A Washington Post Plug and a National Review Slam
Over the winter break, Antioch University’s Environmental Advocacy and Organizing Program got some free media attention. In a January 1, 2008 news story on the "first in the nation" primary, a Washington Post journalist quoted EAOP instructor Abi Abrash Walton on the political situation here in New Hampshire and went on to report that she “teaches advocacy and organizing at Antioch University in Keene.” It’s subtle, but this kind of earned media attention helps us get the word out about our one-of-a-kind environmental studies program.
Abi and I had to chuckle, however, when we learned that the EAOP was also featured in a December 27 story on the website of the extremely rightwing National Review magazine. In this National Review Online blog article, the author starts out by complaining that Antioch College administrators and alumni are working together to try to keep the College open and functioning—and that they might succeed! The article then falsely claims that during the recent effort to save the College, Antioch also started six other adult campuses across the country operating under the name of Antioch University. In fact, rather than being founded in 2007, Antioch University has been around since the early 1970’s and it has been offering an expanding number of cutting edge master’s and doctoral programs at its five other campuses across the country for nearly four decades. I guess the news is even worse than the poor readers of the National Review knew!

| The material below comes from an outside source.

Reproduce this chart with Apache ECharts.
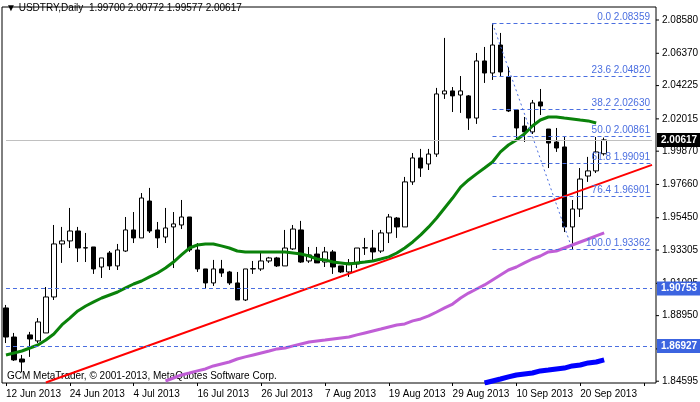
<!DOCTYPE html>
<html><head><meta charset="utf-8">
<script src="https://cdn.jsdelivr.net/npm/echarts@6/dist/echarts.min.js"></script>
<style>html,body{margin:0;padding:0;background:#fff}#c{width:700px;height:402px}</style>
</head><body><div id="c"></div>
<script>
// candles: [open, close, low, high]
const candles = [
[1.8946,1.8753,1.8713,1.8966],[1.8753,1.8601,1.8594,1.8780],[1.8607,1.8587,1.8521,1.8634],[1.8767,1.8740,1.8621,1.8787],
[1.8727,1.8853,1.8713,1.8879],[1.8780,1.9019,1.8780,1.9085],[1.9019,1.9371,1.8999,1.9497],[1.9371,1.9391,1.9245,1.9484],
[1.9391,1.9457,1.9344,1.9610],[1.9457,1.9344,1.9251,1.9484],[1.9344,1.9346,1.9251,1.9444],[1.9351,1.9205,1.9172,1.9351],
[1.9218,1.9278,1.9145,1.9278],[1.9311,1.9225,1.9198,1.9324],[1.9225,1.9331,1.9198,1.9371],[1.9324,1.9464,1.9318,1.9550],
[1.9464,1.9411,1.9377,1.9583],[1.9411,1.9676,1.9411,1.9709],[1.9656,1.9457,1.9444,1.9743],[1.9464,1.9411,1.9344,1.9517],
[1.9417,1.9477,1.9377,1.9610],[1.9484,1.9504,1.9211,1.9583],[1.9497,1.9550,1.9470,1.9663],[1.9550,1.9331,1.9318,1.9550],
[1.9331,1.9205,1.9185,1.9377],[1.9205,1.9112,1.9072,1.9205],[1.9112,1.9205,1.9092,1.9265],[1.9205,1.9178,1.9152,1.9265],
[1.9185,1.9112,1.9099,1.9192],[1.9112,1.8999,1.8999,1.9185],[1.8999,1.9205,1.8992,1.9205],[1.9205,1.9207,1.9172,1.9258],
[1.9205,1.9258,1.9192,1.9311],[1.9258,1.9278,1.9245,1.9285],[1.9278,1.9225,1.9218,1.9285],[1.9225,1.9344,1.9225,1.9464],
[1.9338,1.9470,1.9331,1.9497],[1.9464,1.9251,1.9245,1.9524],[1.9258,1.9298,1.9245,1.9351],[1.9304,1.9245,1.9245,1.9351],
[1.9251,1.9318,1.9218,1.9351],[1.9318,1.9218,1.9172,1.9331],[1.9225,1.9185,1.9178,1.9225],[1.9185,1.9245,1.9152,1.9271],
[1.9238,1.9344,1.9211,1.9344],[1.9344,1.9346,1.9298,1.9411],[1.9344,1.9318,1.9265,1.9464],[1.9324,1.9444,1.9311,1.9464],
[1.9444,1.9550,1.9377,1.9570],[1.9543,1.9484,1.9411,1.9550],[1.9484,1.9783,1.9484,1.9816],[1.9783,1.9942,1.9763,1.9975],
[1.9942,1.9875,1.9816,2.0002],[1.9902,1.9968,1.9862,2.0002],[1.9968,2.0367,1.9949,2.0407],[2.0367,2.0387,2.0334,2.0739],
[2.0387,2.0354,2.0247,2.0413],[2.0360,2.0387,2.0241,2.0486],[2.0354,2.0207,2.0128,2.0360],[2.0207,2.0586,2.0168,2.0639],
[2.0586,2.0506,2.0440,2.0679],[2.0506,2.0692,2.0460,2.0836],[2.0692,2.0513,2.0480,2.0772],[2.0480,2.0254,2.0247,2.0546],
[2.0261,2.0141,2.0061,2.0261],[2.0154,2.0115,2.0048,2.0214],[2.0115,2.0307,2.0101,2.0327],[2.0314,2.0287,2.0227,2.0400],
[2.0134,2.0041,1.9875,2.0134],[2.0048,2.0008,1.9982,2.0141],[2.0015,1.9484,1.9450,2.0081],[1.9484,1.9603,1.9336,1.9663],
[1.9603,1.9802,1.9550,1.9875],[1.9822,1.9856,1.9783,1.9949],[1.9856,1.9982,1.9842,2.0081],[1.99700,2.00617,1.99577,2.00772]
];
const maGreen = [1.8634,1.8647,1.8660,1.8680,1.8700,1.8733,1.8773,1.8833,1.8879,1.8926,1.8959,1.8986,1.9012,1.9032,1.9052,1.9079,
1.9105,1.9125,1.9152,1.9178,1.9211,1.9251,1.9298,1.9344,1.9364,1.9371,1.9371,1.9358,1.9344,1.9324,1.9318,1.9318,1.9318,1.9318,
1.9318,1.9318,1.9311,1.9304,1.9291,1.9271,1.9265,1.9251,1.9245,1.9238,1.9245,1.9251,1.9258,1.9271,1.9285,1.9311,1.9344,1.9384,
1.9431,1.9484,1.9543,1.9610,1.9676,1.9749,1.9796,1.9836,1.9875,1.9915,1.9982,2.0028,2.0061,2.0101,2.0154,2.0194,2.0214,2.0214,
2.0207,2.0201,2.0194,2.0188,2.0174];
const maPurpleStart = 20;
const maPurple = [1.8461,1.8481,1.8501,1.8514,1.8528,1.8541,1.8561,1.8574,1.8587,1.8607,1.8621,1.8634,1.8647,1.8660,1.8674,1.8680,
1.8694,1.8707,1.8720,1.8727,1.8733,1.8740,1.8747,1.8753,1.8767,1.8780,1.8793,1.8806,1.8820,1.8833,1.8840,1.8860,1.8873,1.8893,
1.8919,1.8946,1.8972,1.9012,1.9045,1.9072,1.9099,1.9132,1.9165,1.9198,1.9218,1.9245,1.9271,1.9291,1.9318,1.9324,1.9344,1.9364,
1.9384,1.9404,1.9424,1.9444];
const maBlueStart = 60;
const maBlue = [1.8448,1.8461,1.8474,1.8488,1.8501,1.8508,1.8514,1.8528,1.8534,1.8541,1.8547,1.8561,1.8567,1.8581,1.8587,1.8601];
const trendPoints = [[5,1.8451],[81,1.9896]];
const fibLevels = ['0.0','23.6','38.2','50.0','61.8','76.4','100.0'];
const fibValues = [2.08359,2.04820,2.02630,2.00861,1.99091,1.96901,1.93362];
const fibFrom = 61, fibTo = 71;
const hLines = [1.90753,1.86927];
const lastPrice = 2.00617;
const yTicks = [2.08580,2.06370,2.04225,2.02015,1.99870,1.97660,1.95450,1.93305,1.91095,1.88950,1.86740,1.84595];
const dateLabels = ['12 Jun 2013','24 Jun 2013','4 Jul 2013','16 Jul 2013','26 Jul 2013','7 Aug 2013','19 Aug 2013','29 Aug 2013','10 Sep 2013','20 Sep 2013'];
const N = 82;

const cats = []; for (let i=0;i<N;i++) cats.push(String(i));
const pad = (start, arr) => { const a = new Array(N).fill(null); arr.forEach((v,i)=>a[start+i]=v); return a; };
const trend = new Array(N).fill(null); trendPoints.forEach(p=>trend[p[0]]=p[1]);
const FONT = 'Liberation Sans';
const fibColor = '#4a6ee0';

const chart = echarts.init(document.getElementById('c'));
const fibMark = fibValues.map((v,i)=>[
  {coord:[fibFrom, v], label:{show:true, position:'insideEndTop', formatter: fibLevels[i]+' '+v.toFixed(5), color:fibColor, fontFamily:FONT, fontSize:10, distance:[2,1]}},
  {coord:[N-1, v]}
]);
fibMark.push([{coord:[fibFrom, fibValues[0]], lineStyle:{type:[2,3], width:1}, label:{show:false}}, {coord:[fibTo, fibValues[6]]}]);
hLines.forEach(v=>fibMark.push([{xAxis:0, yAxis:v, label:{show:false}},{xAxis:N-1, yAxis:v}]));

chart.setOption({
  animation:false,
  grid:{left:2, right:44, top:7, bottom:19, show:true, borderColor:'#000', borderWidth:1, backgroundColor:'#fff'},
  xAxis:{type:'category', data:cats, boundaryGap:true,
    axisLine:{show:false}, axisTick:{show:true, interval:7, length:3, lineStyle:{color:'#000'}, alignWithLabel:true},
    axisLabel:{interval:7, align:'left', margin:6, color:'#000', fontFamily:FONT, fontSize:10,
      formatter:(v,i)=>dateLabels[i/8] || ''},
    splitLine:{show:false}},
  yAxis:{type:'value', position:'right', min:2.09908-0.000664*383, max:2.09908-0.000664*7,
    axisLine:{show:false}, axisTick:{show:false}, axisLabel:{show:false}, splitLine:{show:false}},
  series:[
    {type:'line', data:[], markLine:{symbol:'none', silent:true, animation:false,
      lineStyle:{color:fibColor, type:[4,3], width:1}, data:fibMark}},
    {type:'line', data:new Array(N).fill(null), markLine:{symbol:'none', silent:true,
      lineStyle:{color:'#c0c0c0', type:'solid', width:1}, label:{show:false}, data:[[{xAxis:0,yAxis:lastPrice},{xAxis:N-1,yAxis:lastPrice}]]}},
    {type:'line', data:pad(maBlueStart, maBlue), symbol:'none', lineStyle:{color:'#0000ff', width:5}},
    {type:'line', data:pad(maPurpleStart, maPurple), symbol:'none', lineStyle:{color:'#c05ed6', width:3}},
    {type:'line', data:trend, connectNulls:true, symbol:'none', lineStyle:{color:'#ff0000', width:2}},
    {type:'line', data:pad(0, maGreen), symbol:'none', lineStyle:{color:'#0a820a', width:3}},
    {type:'candlestick', data:candles, barWidth:5,
      itemStyle:{color:'#ffffff', color0:'#000000', borderColor:'#000000', borderColor0:'#000000', borderWidth:1}}
  ]
});

const gx = 656;
const g = [];
yTicks.forEach(v=>{
  const y = chart.convertToPixel({yAxisIndex:0}, v);
  g.push({type:'line', shape:{x1:gx, y1:y, x2:gx+3, y2:y}, style:{stroke:'#000'}});
  g.push({type:'text', x:gx+6, y:y, style:{text:v.toFixed(5), fill:'#000', font:'10px '+FONT, textVerticalAlign:'middle'}});
});
const box = (v, bg)=>{
  const y = chart.convertToPixel({yAxisIndex:0}, v);
  g.push({type:'rect', shape:{x:gx+1, y:y-7, width:43, height:14}, style:{fill:bg}});
  g.push({type:'text', x:gx+5, y:y, style:{text:v.toFixed(5), fill:'#fff', font:'bold 10px '+FONT, textVerticalAlign:'middle'}});
};
box(lastPrice, '#000');
hLines.forEach(v=>box(v, '#3c64e0'));
g.push({type:'text', left:6, top:3, style:{text:'▼ USDTRY,Daily  1.99700 2.00772 1.99577 2.00617', fill:'#000', font:'10px '+FONT}});
g.push({type:'text', left:7, top:371, style:{text:'GCM MetaTrader, © 2001-2013, MetaQuotes Software Corp.', fill:'#000', font:'10px '+FONT}});
chart.setOption({graphic:g});
</script></body></html>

The really big whoppers only started rolling, however, when the National Review piece made the Environmental Advocacy and Organizing Program the centerpiece of its fiercest criticism of Antioch. The biggest lie they told was their claim that the EAOP “does not require any knowledge of markets” and then adding that, “in fact, knowledge of market processes is actively discouraged” within the EAOP. The only evidence that the author offered for his claim was the opening paragraph on our EAOP website:
Do you want to build a well-organized social movement that can challenge the downsizing of democracy and promote the common good? If so, check out our master’s program in Environmental Advocacy and Organizing where we train students for activist careers as public interest advocates and grassroots organizers working for ecological sustainability, social justice, and the democratic control of corporations.
It would appear that the National Review author believes that any university that runs a graduate program designed for people who want to work in the advocacy and organizing field--at least those in support of participatory democracy, the common good, ecological sustainability, social justice, and corporate accountability--is committed to keeping its students from gaining “any knowledge of markets” and will actively discourage their consideration “of market processes.” This is a huge leap of illogic and, in our case, it is patently false.
The study of both the strengths and weaknesses of markets and market processes--and the debate over how they might best be augmented and influenced by consumers, workers, socially-responsible investors, entrepreneurs, NGOs, and democraticly-run governments--is built right into the heart and soul of several EAOP courses and, I might add, in Antioch New England’s brand new Green MBA program. We believe that these issues of political economy are absolutely vital for people to consider if they want to effectively create more democratic, just, and sustainable communities in the 21st century.
From the National Review’s lens, the EAOP’s real crime seems to be that we refuse to indoctrinate our students into the National Review’s narrow ideological agenda like some business schools do and, instead, our students seek and are given an opportunity to explore and debate several different alternatives to the neoliberal agenda for corporate rule, including ideas by the likes of Adam Smith, Thomas Jefferson, modern pro-market economists like Herman Daley, and global justice activists like Vandana Shiva.
Now that we've been added to the National Review's rolling list of "nutty professors," I guess we should expect a call from FOX News soon. Perhaps they will want Abi and me to appear on air so Bill O'Reilly can yell at us to "Shut up!"